Through June 2004, more than $1.3 billion of creative-only reviews were logged, led by Verizon Wireless ($300 million) and Kia ($270 million). In all, eight accounts worth $100 million or more were in creative-only review in the period. Through June 2003, Subway ($220 million) and Gateway ($175 million) topped a creative-only list of major reviews, which also totaled just over $1.3 billion. Nine of the reviews were for accounts billing $100 million or more.
Through June 2002, just under $1 billion in creative reviews were held, topped by Reckitt Benckiser's $300 million global search. Only three reviews for $100 million or more were launched during the period.
The past few years also welcomed the newest search trend: holding-company reviews. In 2004, HSBC's $600 million creative and media search was resolved. Samsung's $200 million global holding-company review, begun in first-half 2003, is still ongoing. And in 2002, Bank of America invited holding-company teams to pitch its $160 million business.

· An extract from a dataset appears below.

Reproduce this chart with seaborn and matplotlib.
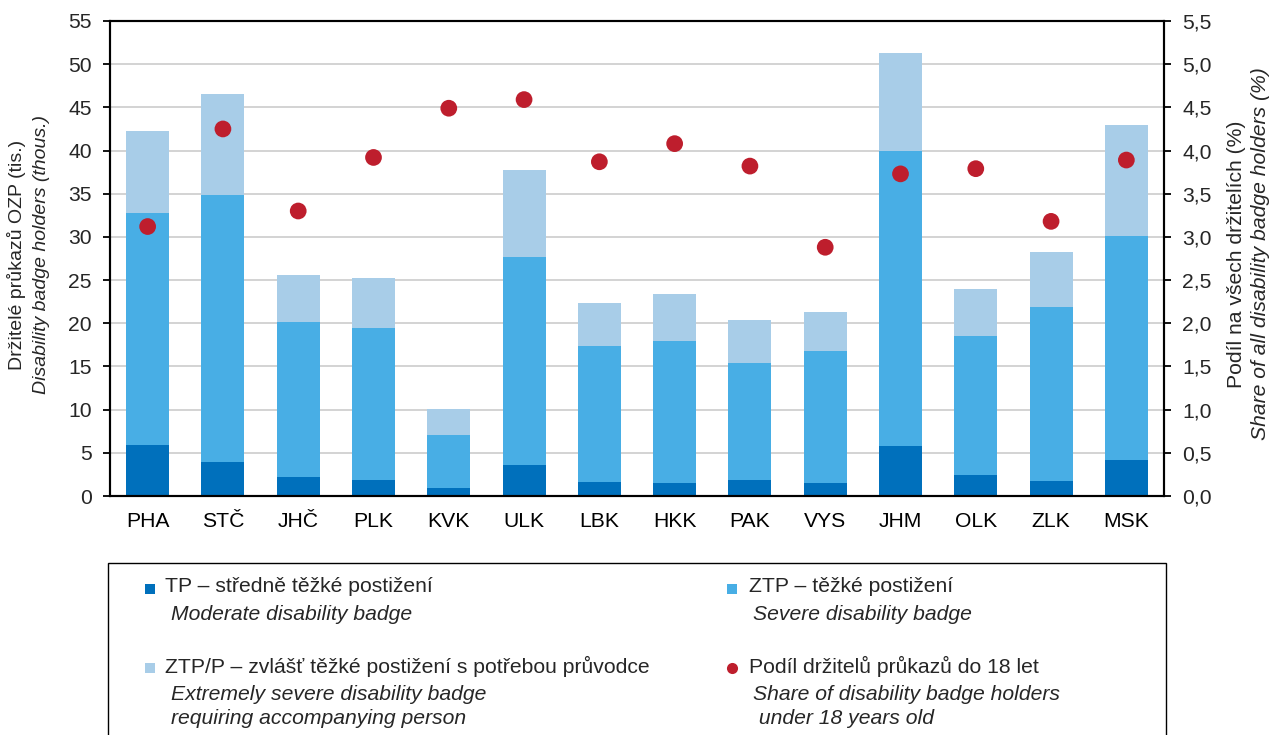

"There has been a pickup in the creative side in part because of those same dynamics [powering media searches], the economy and maybe clients thinking there are new creative ideas to reach their customers," said Joanne Davis, president of New York-based consulting firm Joanne Davis Consulting.
Problems remain in the longer term, warned Bill Nicholson, former evp at the American Association of Advertising Agencies and now a consultant. "The velocity of the movement of business is definitely picking up, and the total spend on media is picking up," he said. "The problem is, there are very few new-product introductions, new categories. So a lot of this is trading business."